Ruminating usually gets me into trouble. Right now, I'm ruminating on weight loss. Or a decided lack thereof. Last week, when I signed up at the new "gym," I told the lady I wasn't ready to set a weight loss goal. And I'm not. I can tell you that I'm X pounds over a healthy weight, that I'd need to lose X pounds to be at my pre-pregnancy weight, or that I weighed X when I was married. But I can't say that my ulitmate goal is to lose all the weight needed to get me to a "healthy" weight or that I'd be happy to get to X pounds. If I say I want to lose all 124 pounds it would take to get me to the top of the range of "healthy" weights for my height, I'd lose all hope of being able to accomplish such a huge task. If I focus on 10 pounds at a time, I feel I'm not challenging myself enough. If I say, no goals, just healthier, the scale makes me a liar. I know I wasn't 100% on target all of last week. There was wine with dinner Thursday, Saturday and Sunday nights and we had cheeseburgers for dinner on Friday. But, I did go to the "gym" three times and we did a lot of housework (as opposed to my usual weekend sloth routine) and I ate sensibly for all the other meals. So, why am I at the same number on the scale as last Monday? I know it shouldn't matter, but it does. I guess I just have to try harder.
Small victory, the ruminating had me wanting to ditch my healthy lunch so badly , but I stuck with it and ate the damn thing. Hopefully, I'll do the same with my moderate dinner. I resent the hell out of people who can eat anything they damn well choose. And I'm good at resentment. I'm a champion resenter (having an ill sibling growing up can do that when you're not perfect).
I'm not quitting, yet. I'll give it a good try this week. Including no alcohol. If there's no movement on the scale, I'm going to go the kelp route that worked for Samurai. It's ridiculously irritating to weigh the same damn thing after putting in effort as I did after weeks of being a lazy overeater!

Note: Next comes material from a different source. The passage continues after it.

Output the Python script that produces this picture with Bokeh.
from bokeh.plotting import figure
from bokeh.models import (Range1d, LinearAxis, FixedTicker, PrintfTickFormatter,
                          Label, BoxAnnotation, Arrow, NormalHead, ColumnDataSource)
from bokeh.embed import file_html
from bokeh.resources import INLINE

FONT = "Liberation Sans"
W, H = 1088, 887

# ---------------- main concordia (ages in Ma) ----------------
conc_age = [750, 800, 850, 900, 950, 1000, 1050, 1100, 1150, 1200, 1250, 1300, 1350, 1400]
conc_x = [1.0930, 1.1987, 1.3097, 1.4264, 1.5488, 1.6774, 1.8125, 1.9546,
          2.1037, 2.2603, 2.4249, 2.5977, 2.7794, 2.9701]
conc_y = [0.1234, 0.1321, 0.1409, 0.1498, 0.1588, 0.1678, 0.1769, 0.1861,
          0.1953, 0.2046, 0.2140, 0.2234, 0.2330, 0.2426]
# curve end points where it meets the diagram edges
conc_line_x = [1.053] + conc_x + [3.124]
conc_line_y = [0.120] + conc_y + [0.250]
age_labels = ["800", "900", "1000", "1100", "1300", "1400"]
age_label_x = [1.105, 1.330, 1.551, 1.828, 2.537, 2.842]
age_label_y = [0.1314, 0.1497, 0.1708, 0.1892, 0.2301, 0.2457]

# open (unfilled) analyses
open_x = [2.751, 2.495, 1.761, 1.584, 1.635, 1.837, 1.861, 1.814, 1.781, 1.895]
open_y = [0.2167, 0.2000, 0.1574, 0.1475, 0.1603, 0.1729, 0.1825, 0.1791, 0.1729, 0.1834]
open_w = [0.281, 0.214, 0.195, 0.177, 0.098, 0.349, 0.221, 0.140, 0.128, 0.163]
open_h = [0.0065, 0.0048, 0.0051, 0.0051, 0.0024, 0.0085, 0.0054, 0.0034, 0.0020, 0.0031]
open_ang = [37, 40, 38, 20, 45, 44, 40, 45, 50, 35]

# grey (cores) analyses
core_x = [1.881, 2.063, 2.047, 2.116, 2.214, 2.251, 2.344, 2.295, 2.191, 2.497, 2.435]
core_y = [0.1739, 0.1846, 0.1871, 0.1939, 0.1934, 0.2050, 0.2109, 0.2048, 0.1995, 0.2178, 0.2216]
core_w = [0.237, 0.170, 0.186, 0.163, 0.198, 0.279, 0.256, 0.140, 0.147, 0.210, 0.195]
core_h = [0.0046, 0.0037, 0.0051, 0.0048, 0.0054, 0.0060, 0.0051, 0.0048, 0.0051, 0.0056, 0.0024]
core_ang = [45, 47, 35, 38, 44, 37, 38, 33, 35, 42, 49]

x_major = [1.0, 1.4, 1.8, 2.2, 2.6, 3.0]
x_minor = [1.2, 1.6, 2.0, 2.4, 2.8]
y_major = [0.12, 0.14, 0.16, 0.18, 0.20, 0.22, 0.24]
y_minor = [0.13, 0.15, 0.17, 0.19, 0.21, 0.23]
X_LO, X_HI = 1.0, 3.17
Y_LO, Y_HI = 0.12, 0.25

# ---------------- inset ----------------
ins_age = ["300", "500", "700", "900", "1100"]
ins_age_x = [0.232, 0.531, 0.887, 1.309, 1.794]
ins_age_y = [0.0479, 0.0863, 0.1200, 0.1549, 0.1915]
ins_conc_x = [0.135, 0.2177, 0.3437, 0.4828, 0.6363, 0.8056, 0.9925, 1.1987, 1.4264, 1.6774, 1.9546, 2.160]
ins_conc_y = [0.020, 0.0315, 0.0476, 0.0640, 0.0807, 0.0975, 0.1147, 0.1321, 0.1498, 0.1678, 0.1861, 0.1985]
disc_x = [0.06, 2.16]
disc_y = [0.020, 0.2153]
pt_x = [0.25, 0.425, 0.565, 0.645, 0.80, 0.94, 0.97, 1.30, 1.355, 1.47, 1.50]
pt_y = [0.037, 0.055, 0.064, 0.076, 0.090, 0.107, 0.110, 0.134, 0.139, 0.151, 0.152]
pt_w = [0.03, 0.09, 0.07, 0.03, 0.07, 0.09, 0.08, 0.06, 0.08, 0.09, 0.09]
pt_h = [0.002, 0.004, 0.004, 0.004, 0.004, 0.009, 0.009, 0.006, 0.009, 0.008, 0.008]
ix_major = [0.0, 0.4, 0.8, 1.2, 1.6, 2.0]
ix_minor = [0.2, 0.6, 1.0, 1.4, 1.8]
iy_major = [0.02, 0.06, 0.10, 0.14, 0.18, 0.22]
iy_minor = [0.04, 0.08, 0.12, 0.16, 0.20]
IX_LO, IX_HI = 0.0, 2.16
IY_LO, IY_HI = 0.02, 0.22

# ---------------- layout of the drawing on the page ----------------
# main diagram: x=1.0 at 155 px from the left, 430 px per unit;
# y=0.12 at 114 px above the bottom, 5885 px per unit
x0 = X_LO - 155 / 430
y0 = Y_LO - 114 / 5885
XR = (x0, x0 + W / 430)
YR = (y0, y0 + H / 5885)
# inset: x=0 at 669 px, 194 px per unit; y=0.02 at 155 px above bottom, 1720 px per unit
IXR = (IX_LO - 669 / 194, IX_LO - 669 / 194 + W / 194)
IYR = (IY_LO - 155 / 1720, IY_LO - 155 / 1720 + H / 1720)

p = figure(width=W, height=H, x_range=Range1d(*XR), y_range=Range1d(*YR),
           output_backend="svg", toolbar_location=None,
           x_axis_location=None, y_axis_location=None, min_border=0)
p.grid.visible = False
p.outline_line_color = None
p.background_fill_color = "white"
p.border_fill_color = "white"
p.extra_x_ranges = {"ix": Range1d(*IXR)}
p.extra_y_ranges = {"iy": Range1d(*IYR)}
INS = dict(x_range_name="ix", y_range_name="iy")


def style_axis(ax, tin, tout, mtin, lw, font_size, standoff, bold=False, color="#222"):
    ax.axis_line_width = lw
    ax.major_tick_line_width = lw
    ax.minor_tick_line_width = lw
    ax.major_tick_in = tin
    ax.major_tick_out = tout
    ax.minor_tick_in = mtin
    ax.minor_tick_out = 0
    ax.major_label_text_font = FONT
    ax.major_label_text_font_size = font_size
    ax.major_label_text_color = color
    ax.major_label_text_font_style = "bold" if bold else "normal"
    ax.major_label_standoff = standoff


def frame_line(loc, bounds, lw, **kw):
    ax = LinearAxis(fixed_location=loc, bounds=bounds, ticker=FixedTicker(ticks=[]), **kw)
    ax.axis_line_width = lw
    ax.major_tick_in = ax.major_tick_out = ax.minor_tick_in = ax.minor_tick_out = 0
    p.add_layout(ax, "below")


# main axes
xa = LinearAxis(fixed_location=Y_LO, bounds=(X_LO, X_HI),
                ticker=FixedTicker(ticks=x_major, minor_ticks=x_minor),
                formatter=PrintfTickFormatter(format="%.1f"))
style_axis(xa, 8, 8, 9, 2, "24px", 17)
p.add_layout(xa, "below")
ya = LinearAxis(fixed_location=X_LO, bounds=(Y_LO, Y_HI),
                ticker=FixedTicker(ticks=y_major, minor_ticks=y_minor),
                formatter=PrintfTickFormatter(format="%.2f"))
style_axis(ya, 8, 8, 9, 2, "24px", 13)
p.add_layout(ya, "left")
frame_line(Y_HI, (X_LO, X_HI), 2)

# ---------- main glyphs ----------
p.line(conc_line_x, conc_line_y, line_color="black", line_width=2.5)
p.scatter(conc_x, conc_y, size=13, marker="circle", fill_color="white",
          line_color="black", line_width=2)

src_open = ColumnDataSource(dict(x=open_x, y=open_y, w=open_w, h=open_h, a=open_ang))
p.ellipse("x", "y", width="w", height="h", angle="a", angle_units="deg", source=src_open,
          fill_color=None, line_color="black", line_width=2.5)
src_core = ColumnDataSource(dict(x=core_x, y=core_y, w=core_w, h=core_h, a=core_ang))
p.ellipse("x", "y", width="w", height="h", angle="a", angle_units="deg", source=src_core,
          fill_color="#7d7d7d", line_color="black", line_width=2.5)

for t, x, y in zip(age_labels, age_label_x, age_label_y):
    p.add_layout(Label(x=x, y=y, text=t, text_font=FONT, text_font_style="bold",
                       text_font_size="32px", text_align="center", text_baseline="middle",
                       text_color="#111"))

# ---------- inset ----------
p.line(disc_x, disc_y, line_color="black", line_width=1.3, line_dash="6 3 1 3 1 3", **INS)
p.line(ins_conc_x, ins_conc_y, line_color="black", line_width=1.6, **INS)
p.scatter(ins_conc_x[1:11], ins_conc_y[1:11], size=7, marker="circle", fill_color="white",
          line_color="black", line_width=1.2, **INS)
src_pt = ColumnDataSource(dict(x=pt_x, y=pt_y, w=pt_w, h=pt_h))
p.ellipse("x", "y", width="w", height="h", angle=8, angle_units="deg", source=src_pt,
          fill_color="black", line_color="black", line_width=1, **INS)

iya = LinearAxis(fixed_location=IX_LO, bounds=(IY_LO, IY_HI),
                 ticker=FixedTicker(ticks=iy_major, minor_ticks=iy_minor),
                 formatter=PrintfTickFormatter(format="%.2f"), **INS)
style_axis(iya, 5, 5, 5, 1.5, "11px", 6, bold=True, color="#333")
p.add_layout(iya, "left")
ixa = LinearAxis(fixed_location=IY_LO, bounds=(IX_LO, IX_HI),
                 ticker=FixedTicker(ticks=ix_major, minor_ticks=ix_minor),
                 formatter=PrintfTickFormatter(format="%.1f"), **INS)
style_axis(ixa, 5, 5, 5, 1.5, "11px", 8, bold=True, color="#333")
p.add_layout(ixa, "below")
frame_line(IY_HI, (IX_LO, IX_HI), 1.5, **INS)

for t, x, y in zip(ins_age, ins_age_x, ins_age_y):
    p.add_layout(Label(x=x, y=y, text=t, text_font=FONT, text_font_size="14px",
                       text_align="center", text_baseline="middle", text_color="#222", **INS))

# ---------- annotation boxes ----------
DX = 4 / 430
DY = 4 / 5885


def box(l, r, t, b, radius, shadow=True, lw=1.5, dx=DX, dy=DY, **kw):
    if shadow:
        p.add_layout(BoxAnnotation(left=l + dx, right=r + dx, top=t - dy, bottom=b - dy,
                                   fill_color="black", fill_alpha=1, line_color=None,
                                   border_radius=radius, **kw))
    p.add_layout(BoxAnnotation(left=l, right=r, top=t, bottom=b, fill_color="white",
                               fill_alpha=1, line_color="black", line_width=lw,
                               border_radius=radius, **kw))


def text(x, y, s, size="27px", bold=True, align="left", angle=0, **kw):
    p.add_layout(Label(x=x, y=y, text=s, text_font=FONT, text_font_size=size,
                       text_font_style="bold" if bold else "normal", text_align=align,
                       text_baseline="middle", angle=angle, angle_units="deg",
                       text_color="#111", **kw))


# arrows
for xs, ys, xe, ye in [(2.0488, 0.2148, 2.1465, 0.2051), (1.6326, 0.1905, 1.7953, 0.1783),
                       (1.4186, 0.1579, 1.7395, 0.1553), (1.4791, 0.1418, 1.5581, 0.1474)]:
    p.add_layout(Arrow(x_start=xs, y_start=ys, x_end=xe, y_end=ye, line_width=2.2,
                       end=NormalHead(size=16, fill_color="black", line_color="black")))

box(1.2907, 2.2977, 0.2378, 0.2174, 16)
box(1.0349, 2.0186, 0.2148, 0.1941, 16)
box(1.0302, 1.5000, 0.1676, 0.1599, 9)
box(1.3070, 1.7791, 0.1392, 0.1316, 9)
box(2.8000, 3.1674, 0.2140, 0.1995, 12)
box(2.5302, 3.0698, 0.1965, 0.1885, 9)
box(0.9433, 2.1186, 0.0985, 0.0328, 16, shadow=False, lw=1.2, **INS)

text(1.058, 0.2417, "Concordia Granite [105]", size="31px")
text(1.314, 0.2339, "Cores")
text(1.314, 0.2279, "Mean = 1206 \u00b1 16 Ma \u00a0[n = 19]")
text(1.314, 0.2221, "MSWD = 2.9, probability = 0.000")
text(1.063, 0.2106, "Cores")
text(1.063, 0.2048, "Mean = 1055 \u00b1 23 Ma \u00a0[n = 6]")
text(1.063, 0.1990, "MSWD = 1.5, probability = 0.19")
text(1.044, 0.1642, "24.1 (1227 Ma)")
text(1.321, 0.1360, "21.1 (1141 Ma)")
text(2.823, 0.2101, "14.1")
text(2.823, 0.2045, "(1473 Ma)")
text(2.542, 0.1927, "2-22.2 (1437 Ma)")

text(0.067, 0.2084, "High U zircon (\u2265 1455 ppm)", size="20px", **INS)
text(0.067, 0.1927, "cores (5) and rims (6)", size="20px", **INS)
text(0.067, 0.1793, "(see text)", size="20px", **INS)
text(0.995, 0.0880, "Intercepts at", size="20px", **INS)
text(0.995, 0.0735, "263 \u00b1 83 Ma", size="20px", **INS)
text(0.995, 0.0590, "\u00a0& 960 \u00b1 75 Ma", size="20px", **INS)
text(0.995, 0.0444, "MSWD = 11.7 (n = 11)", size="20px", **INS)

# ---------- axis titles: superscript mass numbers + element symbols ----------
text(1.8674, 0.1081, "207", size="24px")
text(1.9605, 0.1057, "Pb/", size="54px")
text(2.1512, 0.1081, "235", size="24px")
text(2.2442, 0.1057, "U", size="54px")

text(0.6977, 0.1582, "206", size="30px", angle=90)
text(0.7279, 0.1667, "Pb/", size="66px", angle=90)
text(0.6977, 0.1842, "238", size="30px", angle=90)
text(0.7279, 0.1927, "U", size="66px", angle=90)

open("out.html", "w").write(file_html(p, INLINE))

Yes, I do know I should go to my doctor. But, short of telling me to eat less and exercise more, what's he going to do?
I do have sock progress. That goal I'm keeping to. One heel and most of the next repeat completed. At this rate, I'll only need three days to finish. (Assuming the first sock, which has been washed and should be dry enough for a try on tonight, fits to my liking.)
I made good progress on the front of Hubby's St. Andrews sweater this weekend, too. I need to knit about an inch and a half a day to have that finished by 11/30. I do find that I've got a manipulative side. I was threatening Hubby with not working on his sweater as a punishment. I can't remember why I was wanting to punish him, but I do remember the threat.